Following the First World War various pictures were reframed with the active encouragement of Trustees. This epoch in the Gallery's approach to picture framing remains to be explored in detail. In 1929 the Chairman of Trustees expressed the hope 'that in any scheme of reframing care should be taken to avoid the conscious, "Period" style of framing', with the suggestion that an appeal should be made to the public for the gift of frames. (Note 14) In 1935 fifteen antique Italian frames were purchased for £500 from the German art historian, Dr Kurt Cassirer, one of which can be found on Gian Girolamo Savoldo's Mary Magdalene (NG 1031, p. 352); this is probably a 19th-century carved-and-gilt imitation of a Tuscan 17th-century frame. In recent years, the reframing of Italian pictures has continued.

Jacob Simon
November 2004
[email protected]

Notes

1. I am grateful to Timothy Plaut for his encouragement. The descriptions and other details in this review rely heavily on Penny's catalogue. Many of the catalogued pictures can be seen on regular display on the main floor of the National Gallery. Some can be seen in the Lower Floor Collection, which is open on Wednesdays. Some are not on display, either on the main or on the lower floor.

2. Penny 1998, p. 379, fig. 31 (the painting is not housed in this frame as at November 2004). The practice of using antique frames was also adopted by some late 19th-century portrait painters, such as John Singer Sargent; see Simon 1996, p. 23.
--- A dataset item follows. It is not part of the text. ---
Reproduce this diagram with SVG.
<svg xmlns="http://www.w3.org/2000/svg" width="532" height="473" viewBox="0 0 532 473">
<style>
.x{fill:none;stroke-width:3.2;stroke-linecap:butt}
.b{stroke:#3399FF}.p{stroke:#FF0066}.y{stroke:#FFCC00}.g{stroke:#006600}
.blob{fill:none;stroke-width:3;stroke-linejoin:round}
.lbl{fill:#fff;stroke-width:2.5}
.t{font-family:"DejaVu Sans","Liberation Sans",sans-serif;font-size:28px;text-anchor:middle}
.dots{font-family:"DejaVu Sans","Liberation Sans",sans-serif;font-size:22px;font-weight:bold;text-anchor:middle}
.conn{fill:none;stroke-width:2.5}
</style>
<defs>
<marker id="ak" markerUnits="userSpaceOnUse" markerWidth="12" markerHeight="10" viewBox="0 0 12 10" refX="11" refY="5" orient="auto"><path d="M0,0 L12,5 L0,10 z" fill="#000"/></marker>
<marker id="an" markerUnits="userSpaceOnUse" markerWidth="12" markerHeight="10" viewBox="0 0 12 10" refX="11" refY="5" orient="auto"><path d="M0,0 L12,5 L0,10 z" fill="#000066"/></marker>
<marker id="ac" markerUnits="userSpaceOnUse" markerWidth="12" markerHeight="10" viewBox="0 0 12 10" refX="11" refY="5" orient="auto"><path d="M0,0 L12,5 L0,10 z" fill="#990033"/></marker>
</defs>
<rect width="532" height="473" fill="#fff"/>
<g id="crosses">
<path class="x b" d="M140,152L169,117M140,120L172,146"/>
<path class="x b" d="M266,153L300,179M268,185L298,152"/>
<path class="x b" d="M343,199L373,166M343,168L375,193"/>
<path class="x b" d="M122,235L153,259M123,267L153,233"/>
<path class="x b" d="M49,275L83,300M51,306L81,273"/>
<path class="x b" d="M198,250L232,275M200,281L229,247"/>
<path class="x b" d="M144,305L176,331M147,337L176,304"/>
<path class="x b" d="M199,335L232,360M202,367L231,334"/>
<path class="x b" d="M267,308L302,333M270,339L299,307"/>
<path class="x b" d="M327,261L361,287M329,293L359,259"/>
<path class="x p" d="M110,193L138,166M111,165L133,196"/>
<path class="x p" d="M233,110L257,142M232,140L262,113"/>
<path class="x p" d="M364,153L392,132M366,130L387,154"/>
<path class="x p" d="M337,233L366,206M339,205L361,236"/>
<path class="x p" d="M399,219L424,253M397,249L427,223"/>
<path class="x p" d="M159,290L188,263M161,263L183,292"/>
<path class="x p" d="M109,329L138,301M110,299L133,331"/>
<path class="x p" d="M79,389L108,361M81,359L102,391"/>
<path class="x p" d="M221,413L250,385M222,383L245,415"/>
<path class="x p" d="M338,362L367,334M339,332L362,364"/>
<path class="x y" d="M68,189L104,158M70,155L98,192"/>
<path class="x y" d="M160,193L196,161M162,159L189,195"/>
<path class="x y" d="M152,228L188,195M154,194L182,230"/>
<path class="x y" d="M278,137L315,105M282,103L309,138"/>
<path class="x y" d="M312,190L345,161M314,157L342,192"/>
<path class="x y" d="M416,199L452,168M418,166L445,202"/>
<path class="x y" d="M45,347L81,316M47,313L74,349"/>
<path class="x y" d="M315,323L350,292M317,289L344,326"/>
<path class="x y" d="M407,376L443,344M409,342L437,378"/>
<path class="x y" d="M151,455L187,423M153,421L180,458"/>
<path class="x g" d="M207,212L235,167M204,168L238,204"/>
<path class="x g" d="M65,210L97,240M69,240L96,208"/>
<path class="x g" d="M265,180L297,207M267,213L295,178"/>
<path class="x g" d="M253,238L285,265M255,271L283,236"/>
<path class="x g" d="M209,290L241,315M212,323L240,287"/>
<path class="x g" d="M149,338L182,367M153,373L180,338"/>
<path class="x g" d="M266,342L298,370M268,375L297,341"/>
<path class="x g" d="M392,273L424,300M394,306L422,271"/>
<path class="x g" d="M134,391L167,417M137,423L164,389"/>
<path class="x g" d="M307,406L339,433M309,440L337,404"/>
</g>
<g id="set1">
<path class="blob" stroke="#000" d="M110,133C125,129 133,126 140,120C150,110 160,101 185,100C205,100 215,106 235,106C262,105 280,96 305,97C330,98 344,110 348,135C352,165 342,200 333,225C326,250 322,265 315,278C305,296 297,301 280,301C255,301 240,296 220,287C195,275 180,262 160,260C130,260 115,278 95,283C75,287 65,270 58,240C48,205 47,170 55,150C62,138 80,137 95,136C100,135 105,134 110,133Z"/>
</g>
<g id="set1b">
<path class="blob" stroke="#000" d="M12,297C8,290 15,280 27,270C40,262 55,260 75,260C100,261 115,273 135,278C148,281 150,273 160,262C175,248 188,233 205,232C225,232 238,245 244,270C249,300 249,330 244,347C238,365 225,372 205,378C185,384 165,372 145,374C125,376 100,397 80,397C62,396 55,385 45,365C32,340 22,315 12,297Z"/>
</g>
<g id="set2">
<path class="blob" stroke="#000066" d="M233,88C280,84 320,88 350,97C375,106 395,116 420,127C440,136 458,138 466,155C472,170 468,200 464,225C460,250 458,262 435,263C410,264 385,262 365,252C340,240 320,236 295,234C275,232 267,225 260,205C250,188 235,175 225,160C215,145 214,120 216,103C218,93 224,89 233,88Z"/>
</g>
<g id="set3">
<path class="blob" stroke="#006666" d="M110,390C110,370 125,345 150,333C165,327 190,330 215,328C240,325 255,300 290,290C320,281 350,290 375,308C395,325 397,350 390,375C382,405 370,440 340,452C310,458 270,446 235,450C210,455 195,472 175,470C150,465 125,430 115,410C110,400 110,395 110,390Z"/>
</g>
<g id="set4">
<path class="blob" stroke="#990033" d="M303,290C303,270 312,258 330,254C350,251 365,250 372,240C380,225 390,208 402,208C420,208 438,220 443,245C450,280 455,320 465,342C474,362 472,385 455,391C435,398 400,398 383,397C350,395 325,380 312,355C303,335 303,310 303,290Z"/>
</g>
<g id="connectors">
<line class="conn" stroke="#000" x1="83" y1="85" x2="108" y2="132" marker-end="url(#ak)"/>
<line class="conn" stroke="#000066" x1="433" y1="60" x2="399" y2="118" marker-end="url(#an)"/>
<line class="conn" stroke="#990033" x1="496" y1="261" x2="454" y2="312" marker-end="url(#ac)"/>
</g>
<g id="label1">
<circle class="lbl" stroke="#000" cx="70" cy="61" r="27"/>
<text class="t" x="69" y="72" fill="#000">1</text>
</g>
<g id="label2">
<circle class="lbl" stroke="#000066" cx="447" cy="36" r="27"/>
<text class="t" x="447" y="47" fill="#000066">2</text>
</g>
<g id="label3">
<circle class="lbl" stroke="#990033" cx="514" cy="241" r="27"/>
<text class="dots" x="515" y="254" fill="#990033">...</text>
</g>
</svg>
3. This discussion could be extended to the revival of such frames elsewhere, as for instance by two English collectors, George Cavendish Bentinck and Frederick Leyland, who both used Sansovino frames. Cavendish Bentinck, a passionate admirer of Italian art, and particularly of Venetian painting, used such frames to house the portraits he commissioned from George Frederic Watts around 1860 (see G.F. Watts and picture framing by Lynn Roberts at www.npg.org.uk/live/picframe.asp. Leyland's London house at 49 Princes Gate is best-known for Whistler's Peacock Room but it was also notable for its Italian Room, the focus of which was Jacopo Palma il vecchio's Mars, Venus and Cupid (now National Museum of Wales, Cardiff), conspicuously housed in an overscale Sansovino frame; see Linda Merrill, The Peacock Room: A Cultural Biography, 1998, p. 150, fig. 4.7. The taste can be seen in even more fanciful form on a portrait from Warwick Castle, depicting Queen Elizabeth I, probably reframed in the 1870s (now National Portrait Gallery); see Simon 1996, pp. 16, 150-1, fig. 5. In Germany, Franz von Lenbach made extensive use of Sansovino frames for his portraits painted in Munich in the 1890s; see Eva Mendgen, 'Patinated or Burnished: Picture and Frame in the Work of Lenbach and Böcklin', in Eva Mendgen (ed), In Perfect Harmony: Picture and Frame 1850-1920, exhibition catalogue, Van Gogh Museum, Amsterdam, 1995, pp. 32-42.

4. National Gallery, Trustees Minutes, vol. 4, p. 5.

5. Penny 1998, pp. 375-82.

6. Ibid., p. 377, note 12, and National Gallery, Trustees Minutes, vol. 9, p. 21.

7. The same frieze can be found on another Layard Bequest picture, the Luini studio Madonna and Child (NG 3090).

8. Penny 1998, fig. 27.

9. Some of these casts are reproduced in Malcolm Baker and Brenda Richardson (editors), A Grand Design: The Art of the Victoria and Albert Museum, 1997, p. 128.

10. Like other frames made by Dolman at this period, it is labelled with a number for reordering: 'This frame can be repeated at any time by quitting the number 27.005'. Further information can be found about the use of such five figure numbers in Lynn Roberts, G.F. Watts and picture framing, op. cit. in note 3.

11. See Oliver Bradbury and Nicholas Penny, 'The picture collecting of Lord Northwick: Part II', Burlington Magazine, vol. 144, 2002, pp. 606-17.

12. Simon 1996, pp. 118-19, 202 notes 19 and 27. Additional quotes are taken from Benson's report, 'Note on Frames', appendix IV, National Gallery Committee: Report of the Committee of Trustees of the National Gallery, appointed by the Trustees to enquire into the Retention of Important Pictures in this Country..., 1914, pp. 48-50, reprinted in The Architect and Contract Reporter, vol. 92, 7 May 1915, pp. 409-11.

13. National Gallery, Trustees Minutes 1910-18, p. 331, 14 November 1916. For Remy, see Simon 1996, p. 119.

14. National Gallery, Trustees Minutes, 11 June 1929. Sir Joseph Duveen, as he then was, expressed reservations about such an appeal.